Fintechs Canada responded to the government’s legislative proposals relating to the criminal interest rate under the Criminal Code.

Among the proposed amendments is a change to the definition of interest in the Criminal Code to include all loan insurance charges paid by or on behalf of the borrower in the calculation of interest.

In its submission, Fintechs Canada recommended that only mandatory insurance tied to loan products should be included. “Including the cost of optional insurance in the interest calculation may mislead borrowers into thinking the insurance is a required part of the loan when it is not,” the association stated.
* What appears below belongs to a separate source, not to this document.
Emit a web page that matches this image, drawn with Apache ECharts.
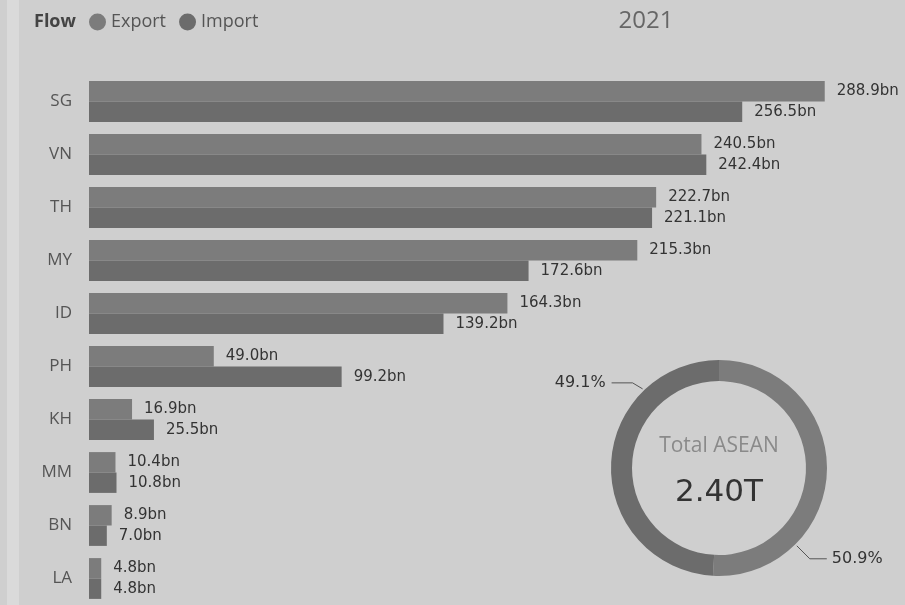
<!DOCTYPE html>
<html><head><meta charset="utf-8">
<script src="https://cdn.jsdelivr.net/npm/echarts@6/dist/echarts.min.js"></script>
<style>html,body{margin:0;padding:0;background:#cfcfcf;}#c{width:905px;height:605px;}</style>
</head><body><div id="c"></div>
<script>
const categories = ['SG','VN','TH','MY','ID','PH','KH','MM','BN','LA'];
const exportValues = [288.9,240.5,222.7,215.3,164.3,49.0,16.9,10.4,8.9,4.8];
const importValues = [256.5,242.4,221.1,172.6,139.2,99.2,25.5,10.8,7.0,4.8];
const seriesNames = ['Export','Import'];
const yearLabel = '2021';
const legendTitle = 'Flow';
const centerLabel = 'Total ASEAN';

const sum = a => a.reduce((s,v)=>s+v,0);
const totalExport = sum(exportValues), totalImport = sum(importValues);
const total = totalExport + totalImport;
const cx = 719, cy = 468, rOut = 108, rIn = 87;
const colExport = '#7c7c7c', colImport = '#6c6c6c';
const numFont = 'DejaVu Sans';

const chart = echarts.init(document.getElementById('c'));
function ringPt(deg, r){ const a = deg*Math.PI/180; return [cx + r*Math.sin(a), cy - r*Math.cos(a)]; }

chart.setOption({
  backgroundColor: '#cfcfcf',
  animation: false,
  title: [
    {text: legendTitle, left: 29, top: 8, textStyle:{fontFamily:'Open Sans', fontSize:18, fontWeight:'bold', color:'#444'}},
    {text: yearLabel, left: 641, top: 4, textAlign:'center', textStyle:{fontFamily:'Open Sans', fontSize:24, fontWeight:'normal', color:'#666'}}
  ],
  legend: {
    left: 84, top: 8, icon: 'circle', itemWidth: 17, itemHeight: 17, itemGap: 13,
    data: seriesNames.map((n,i)=>({name:n, itemStyle:{color: i? colImport: colExport}})),
    textStyle: {fontFamily:'Open Sans', fontSize:18, color:'#555', padding:[0,0,0,0]}
  },
  graphic: [
    {type:'rect', left:7, top:0, shape:{width:12, height:605}, style:{fill:'#dadada'}, z:-1},
    {type:'text', x: cx, y: 446, style:{text: centerLabel, fontFamily:'Open Sans', fontSize:21, fill:'#8a8a8a', align:'center', verticalAlign:'middle'}},
    {type:'text', x: cx, y: 493, style:{text: (total/1000).toFixed(2)+'T', fontFamily:numFont, fontSize:31, fill:'#333', align:'center', verticalAlign:'middle'}}
  ],
  grid: {left: 89, top: 75, width: 764, height: 534, containLabel: false},
  xAxis: {type:'value', min:0, max:300, show:false},
  yAxis: {type:'category', data: categories, inverse: true,
    axisLine:{show:false}, axisTick:{show:false},
    axisLabel:{margin:17, fontFamily:'Open Sans', fontSize:17, color:'#555'}},
  series: [
    {name: seriesNames[0], type:'bar', data: exportValues, barGap:'0%', barCategoryGap:'23%',
     itemStyle:{color: colExport},
     label:{show:true, position:'right', distance:12, fontFamily:numFont, fontSize:15, color:'#333',
       formatter: p => p.value.toFixed(1)+'bn'}},
    {name: seriesNames[1], type:'bar', data: importValues, barGap:'0%', barCategoryGap:'23%',
     itemStyle:{color: colImport},
     label:{show:true, position:'right', distance:12, fontFamily:numFont, fontSize:15, color:'#333',
       formatter: p => p.value.toFixed(1)+'bn'}},
    {type:'pie', center:[cx,cy], radius:[rIn,rOut], startAngle:90, clockwise:true,
     data:[{name:seriesNames[0], value: totalExport, itemStyle:{color: colExport}},
           {name:seriesNames[1], value: totalImport, itemStyle:{color: colImport}}],
     label:{show:true, overflow:'none', fontFamily:numFont, fontSize:16, color:'#333',
       formatter: p => (p.value/total*100).toFixed(1)+'%'},
     labelLine:{show:true, lineStyle:{color:'#555', width:1}},
     labelLayout: function(p){
       if (p.dataIndex === 0){
         const a = ringPt(135, rOut+2);
         return {x: a[0]+35, y: a[1]+13, align:'left', verticalAlign:'middle',
           labelLinePoints:[a, [a[0]+13, a[1]+13], [a[0]+30, a[1]+13]]};
       } else {
         const a = ringPt(316, rOut+2);
         return {x: a[0]-37, y: a[1]-6, align:'right', verticalAlign:'middle',
           labelLinePoints:[a, [a[0]-10, a[1]-6], [a[0]-31, a[1]-6]]};
       }
     }
    }
  ]
});
</script></body></html>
Fintechs Canada also urged the government to more directly curb predatory behaviour with market conduct regulation, rather than further amendments to the Criminal Code.The association advised the government to focus on:

  • Hidden fees: Predatory lenders may hide the true cost of loans, making it harder for borrowers to make informed decisions.
  • Unclear terms and conditions: Borrowers may face unexpected costs, like balloon payments or prepayment penalties, due to unclear loan terms.
  • Debt traps: Some lenders push borrowers into a cycle of debt by encouraging refinancing or structuring loans to escalate costs.
  • Aggressive collection tactics: Predatory lenders may use high-pressure collection efforts, like incessant phone calls, to exploit vulnerable borrowers.